If you ever find yourself feeling ignored, unwanted, unloved, under-appreciated ... quick, get thee to a goat farm. I swear, no adulation or adoration in the world can match the intensity of that radiating from a gaggle of girl goats.
We got a dose of it a little over a year ago when we visited New Mexico's South Mountain Dairy. We met owners Donna Lockridge and Marge Peterson at the Saturday Santa Fe Farmer's Market, where they sell goat cheese made from milk sourced from their own goats. We asked if we could visit and watch the process.
What we didn't bargain for was falling in love with the 'girls'.
Unfortunately our timing was off; by the time we arrived much of the cheesemaking was finished. (The drive to Edgewood however, made up for that -- you never tire of looking at those vast expanses of turquoise New Mexico sky and a horizon of nothingness when you live in an Asian metropolis).
When we arrived Donna was cutting curds for chevre, which she would ladle into sieves and leave to drain for twenty-four hours (The whey collected in the process is given to feed a neighbor's pigs; in return, each year Donna and Marge get a whole butchered hog.)
We followed her around as she inspected her 'blooming rind' cheeses -- a brie and Mallapie Mist (above, similar to Humboldt Fog), and painted wax onto a cheese unique to South Mountain Dairy, a Dutch havarti-style semi-soft round called Chevarti (the wax inhibits mold and keeps the cheese moist).
We sampled cabre al vino, a semi-hard cheese soaked in red wine for 48 hours (below, and delicious), sqeaky-fresh goat cheese curds ("an accident," according to Donna, and a tasty one at that), and South Mountain's creamy, mild, and not-too-salty feta, which is handrubbed with salt instead of brined in salt solution.
Somewhere along the line Donna confessed to an aversion to strong-flavored cheeses -- no brie or Mallapie Mist for her.
It's obvious that Donna truly enjoys the cheesemaking, and the being-an-artisan parts of the business, like knowing by touch, rather than measuring PH level, that the Chevarti is dry enough to take the wax without absorbing it.

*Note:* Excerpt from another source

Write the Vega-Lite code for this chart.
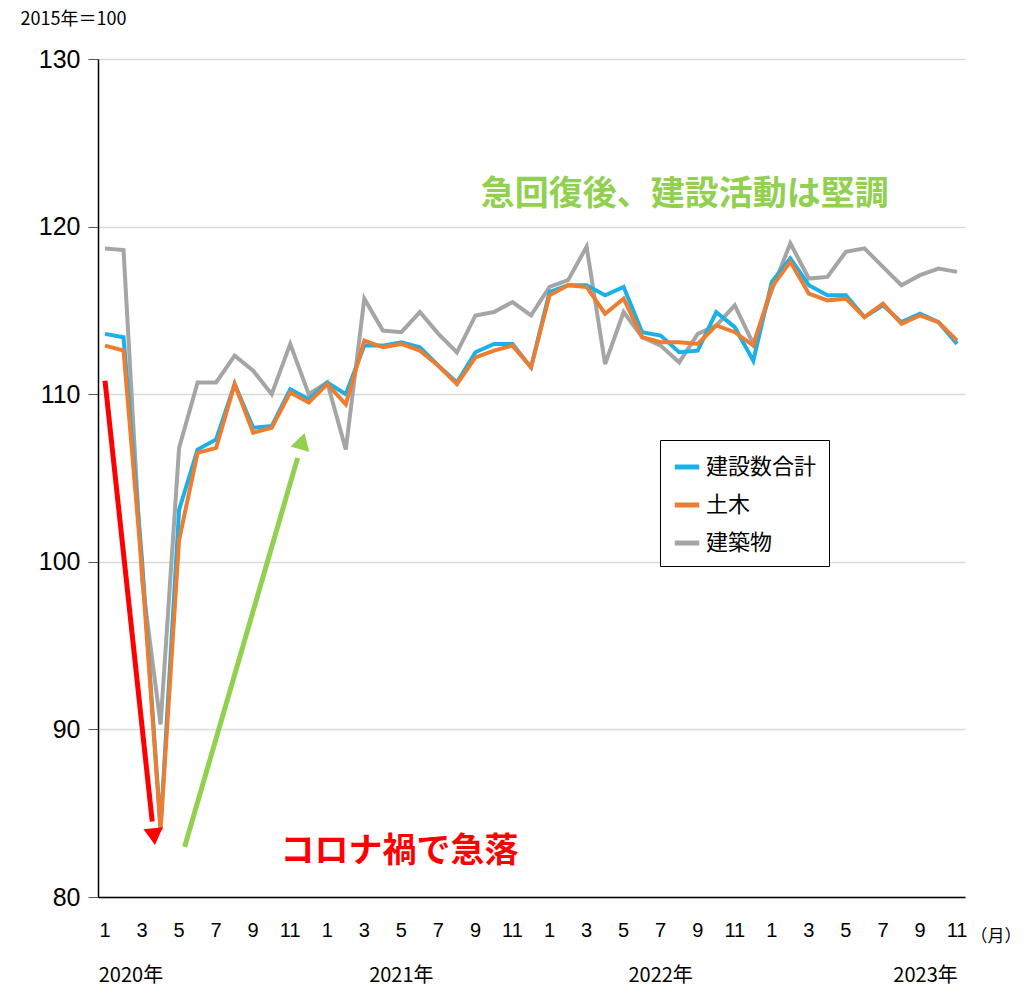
{
  "$schema": "https://vega.github.io/schema/vega-lite/v6.json",
  "autosize": "none",
  "width": 867,
  "height": 838,
  "padding": {"left": 98, "top": 59, "right": 66, "bottom": 100},
  "background": "white",
  "config": {"font": "Noto Sans CJK JP", "view": {"stroke": null}},
  "datasets": {
    "years": [
      {"t": 1.4, "label": "2020年"},
      {"t": 16.0, "label": "2021年"},
      {"t": 30.0, "label": "2022年"},
      {"t": 44.3, "label": "2023年"}
    ],
    "months": [
      {"t":0,"m":"1"},{"t":2,"m":"3"},{"t":4,"m":"5"},{"t":6,"m":"7"},{"t":8,"m":"9"},{"t":10,"m":"11"},
      {"t":12,"m":"1"},{"t":14,"m":"3"},{"t":16,"m":"5"},{"t":18,"m":"7"},{"t":20,"m":"9"},{"t":22,"m":"11"},
      {"t":24,"m":"1"},{"t":26,"m":"3"},{"t":28,"m":"5"},{"t":30,"m":"7"},{"t":32,"m":"9"},{"t":34,"m":"11"},
      {"t":36,"m":"1"},{"t":38,"m":"3"},{"t":40,"m":"5"},{"t":42,"m":"7"},{"t":44,"m":"9"},{"t":46,"m":"11"}
    ]
  },
  "data": {
    "values": [
      {"t":0,"総合":113.6,"土木":112.9,"建築":118.7},
      {"t":1,"総合":113.4,"土木":112.6,"建築":118.6},
      {"t":2,"総合":100.1,"土木":99.5,"建築":98.9},
      {"t":3,"総合":84.1,"土木":84.0,"建築":90.3},
      {"t":4,"総合":103.1,"土木":101.3,"建築":106.8},
      {"t":5,"総合":106.7,"土木":106.5,"建築":110.7},
      {"t":6,"総合":107.3,"土木":106.8,"建築":110.7},
      {"t":7,"総合":110.6,"土木":110.6,"建築":112.3},
      {"t":8,"総合":108.0,"土木":107.7,"建築":111.4},
      {"t":9,"総合":108.1,"土木":108.0,"建築":110.0},
      {"t":10,"総合":110.3,"土木":110.1,"建築":113.0},
      {"t":11,"総合":109.7,"土木":109.5,"建築":110.0},
      {"t":12,"総合":110.7,"土木":110.6,"建築":110.7},
      {"t":13,"総合":110.0,"土木":109.4,"建築":106.7},
      {"t":14,"総合":112.9,"土木":113.2,"建築":115.7},
      {"t":15,"総合":112.9,"土木":112.8,"建築":113.8},
      {"t":16,"総合":113.1,"土木":113.0,"建築":113.7},
      {"t":17,"総合":112.8,"土木":112.6,"建築":114.9},
      {"t":18,"総合":111.7,"土木":111.7,"建築":113.6},
      {"t":19,"総合":110.7,"土木":110.6,"建築":112.5},
      {"t":20,"総合":112.5,"土木":112.2,"建築":114.7},
      {"t":21,"総合":113.0,"土木":112.6,"建築":114.9},
      {"t":22,"総合":113.0,"土木":112.9,"建築":115.5},
      {"t":23,"総合":111.6,"土木":111.6,"建築":114.7},
      {"t":24,"総合":116.1,"土木":115.9,"建築":116.4},
      {"t":25,"総合":116.5,"土木":116.5,"建築":116.8},
      {"t":26,"総合":116.5,"土木":116.4,"建築":118.8},
      {"t":27,"総合":115.9,"土木":114.8,"建築":111.8},
      {"t":28,"総合":116.4,"土木":115.7,"建築":114.9},
      {"t":29,"総合":113.7,"土木":113.4,"建築":113.4},
      {"t":30,"総合":113.5,"土木":113.1,"建築":112.9},
      {"t":31,"総合":112.5,"土木":113.1,"建築":111.9},
      {"t":32,"総合":112.6,"土木":113.0,"建築":113.6},
      {"t":33,"総合":114.9,"土木":114.1,"建築":114.1},
      {"t":34,"総合":114.0,"土木":113.7,"建築":115.3},
      {"t":35,"総合":112.0,"土木":112.9,"建築":113.0},
      {"t":36,"総合":116.7,"土木":116.4,"建築":116.2},
      {"t":37,"総合":118.1,"土木":117.9,"建築":119.0},
      {"t":38,"総合":116.5,"土木":116.0,"建築":116.9},
      {"t":39,"総合":115.9,"土木":115.6,"建築":117.0},
      {"t":40,"総合":115.9,"土木":115.7,"建築":118.5},
      {"t":41,"総合":114.6,"土木":114.6,"建築":118.7},
      {"t":42,"総合":115.3,"土木":115.4,"建築":117.6},
      {"t":43,"総合":114.3,"土木":114.2,"建築":116.5},
      {"t":44,"総合":114.8,"土木":114.7,"建築":117.1},
      {"t":45,"総合":114.3,"土木":114.3,"建築":117.5},
      {"t":46,"総合":113.0,"土木":113.2,"建築":117.3}
    ]
  },
  "layer": [
    {
      "transform": [
        {"fold": ["建築", "総合", "土木"], "as": ["key", "value"]},
        {"calculate": "datum.key == '総合' ? '建設数合計' : datum.key == '土木' ? '土木' : '建築物'", "as": "系列"}
      ],
      "mark": {"type": "line", "strokeWidth": 4, "clip": false},
      "encoding": {
        "x": {
          "field": "t", "type": "quantitative",
          "scale": {"domain": [-0.378, 46.43], "nice": false, "zero": false},
          "axis": {
            "values": [], "labels": false,
            "ticks": false, "grid": false, "domainColor": "black", "domainWidth": 1.5, "title": null
          }
        },
        "y": {
          "field": "value", "type": "quantitative",
          "scale": {"domain": [80, 130], "nice": false, "zero": false},
          "axis": {
            "values": [80, 90, 100, 110, 120, 130],
            "labelFont": "Liberation Sans",
            "labelFontSize": 25, "labelColor": "black", "labelPadding": 8,
            "tickSize": 10, "tickColor": "#555",
            "gridColor": "#d9d9d9", "gridWidth": 1.5, "domainColor": "black", "domainWidth": 1.5,
            "title": "2015年＝100", "titleAngle": 0, "titleFontSize": 18, "titleFontWeight": "normal",
            "titleX": -78, "titleY": -40, "titleAlign": "left", "titleBaseline": "middle"
          }
        },
        "color": {
          "field": "系列", "type": "nominal",
          "scale": {"domain": ["建設数合計", "土木", "建築物"], "range": ["#1ab0e8", "#ed7d31", "#a5a5a5"]},
          "sort": ["建設数合計", "土木", "建築物"],
          "legend": {
            "orient": "none", "legendX": 562, "legendY": 381, "title": null,
            "symbolType": "stroke", "symbolStrokeWidth": 5, "symbolSize": 600,
            "labelFontSize": 22, "labelColor": "black", "rowPadding": 12,
            "strokeColor": "black", "padding": 12, "fillColor": "white"
          }
        },
        "order": {"field": "key", "sort": "ascending"}
      }
    },
    {
      "data": {"values": [
        {"t": 0, "v": 110.8, "t2": 2.55, "v2": 84.5, "c": "red"},
        {"t": 4.3, "v": 83.0, "t2": 10.4, "v2": 106.2, "c": "#92d050"}
      ]},
      "mark": {"type": "rule", "strokeWidth": 5},
      "encoding": {
        "x": {"field": "t", "type": "quantitative"},
        "y": {"field": "v", "type": "quantitative"},
        "x2": {"field": "t2"},
        "y2": {"field": "v2"},
        "color": {"field": "c", "type": "nominal", "scale": null}
      }
    },
    {
      "data": {"values": [
        {"t": 2.65, "v": 83.6, "c": "red", "a": 174},
        {"t": 10.65, "v": 107.2, "c": "#92d050", "a": 16}
      ]},
      "mark": {"type": "point", "shape": "triangle-up", "filled": true, "size": 380, "opacity": 1},
      "encoding": {
        "x": {"field": "t", "type": "quantitative"},
        "y": {"field": "v", "type": "quantitative"},
        "angle": {"field": "a", "type": "quantitative", "scale": null},
        "color": {"field": "c", "type": "nominal", "scale": null}
      }
    },
    {
      "data": {"values": [
        {"t": 31.3, "v": 121.9, "label": "急回復後、建設活動は堅調", "c": "#92d050"},
        {"t": 15.9, "v": 82.7, "label": "コロナ禍で急落", "c": "red"}
      ]},
      "mark": {"type": "text", "fontSize": 34, "fontWeight": "bold"},
      "encoding": {
        "x": {"field": "t", "type": "quantitative"},
        "y": {"field": "v", "type": "quantitative"},
        "text": {"field": "label"},
        "color": {"field": "c", "type": "nominal", "scale": null}
      }
    },
    {
      "data": {"name": "months"},
      "mark": {"type": "text", "fontSize": 20, "font": "Liberation Sans", "clip": false},
      "encoding": {
        "x": {"field": "t", "type": "quantitative"},
        "y": {"datum": 78.0},
        "text": {"field": "m"}
      }
    },
    {
      "data": {"name": "years"},
      "mark": {"type": "text", "fontSize": 20, "clip": false},
      "encoding": {
        "x": {"field": "t", "type": "quantitative"},
        "y": {"datum": 75.3},
        "text": {"field": "label"}
      }
    },
    {
      "data": {"values": [{"t": 48.1, "label": "（月）"}]},
      "mark": {"type": "text", "fontSize": 17, "clip": false},
      "encoding": {
        "x": {"field": "t", "type": "quantitative"},
        "y": {"datum": 77.6},
        "text": {"field": "label"}
      }
    }
  ]
}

But she also made it clear where this business' priorities lay: "'We're doing the dairy just so we can keep the animals."
The title of this post, in fact, is also South Mountain Dairy's motto: "It's all about the girls."
The dairy, when we visited, had fifty 'girls' producing about 60 gallons of milk a day. South Mountain started in 2005 with 13, and Donna figured they'd be up to 64 by this year ("That's capacity -- determined by how much our equipment can handle," she told us.)
Like those cheese curds, the dairy was a bit of an accident.
Ten or so years ago Donna and Marge bought a couple of male goats as weed-eaters; later, they decided to raise pack goats.
They bought a couple does to build a herd, bred them, and bottle-fed the kids (they'd learned early in that the best pack goats are fed by bottle).
One problem -- the does produced too much milk for the babies to consume. What to do with the rest? Well -- make cheese, of course. But the milk made more cheese than Donna and Marge could eat, or give away to friends. So... years later, here they are.
After our tour of the product, we went out to meet the milk producers.
"Happy goats make happy cheese," says Donna. If judged by sheer conviviality South Mountain's goats must surely be among the happiest in the world.
As soon as we walked through the gate we were surrounded by curious beady-eyed beings. They teemed, their desire to be near us palpable, but not threatening. Exuding a sort of calm urgency, the girls got as close as they could, touching our hands and legs and arms, nudging but not butting, positioning their heads under our palms so we'd have no choice but to touch them.
"They're very sociable," Donna had told us. If anything that was an understatement. The girls didn't want anything from us but to be near us. I've never felt so popular in my life. When it was time to leave we had to tear ourselves away.
It was a pretty wondrous encounter, and we understood completely how owning two lawn-mowing goats could lead to a goat farm.
Not even Donna's sweet hound Butter could match the girls for loveableness.
South Mountain Dairy, 48 Katzima Road, Edgewood NM. 505/280-5210. Donna and Marge sell their cheeses at various farmer's markets around the state. NOTE: In the spring, when farm's bursting with cute little babies, they open up for tours. One dollar buys you a bottle and a chance to feed a baby goat.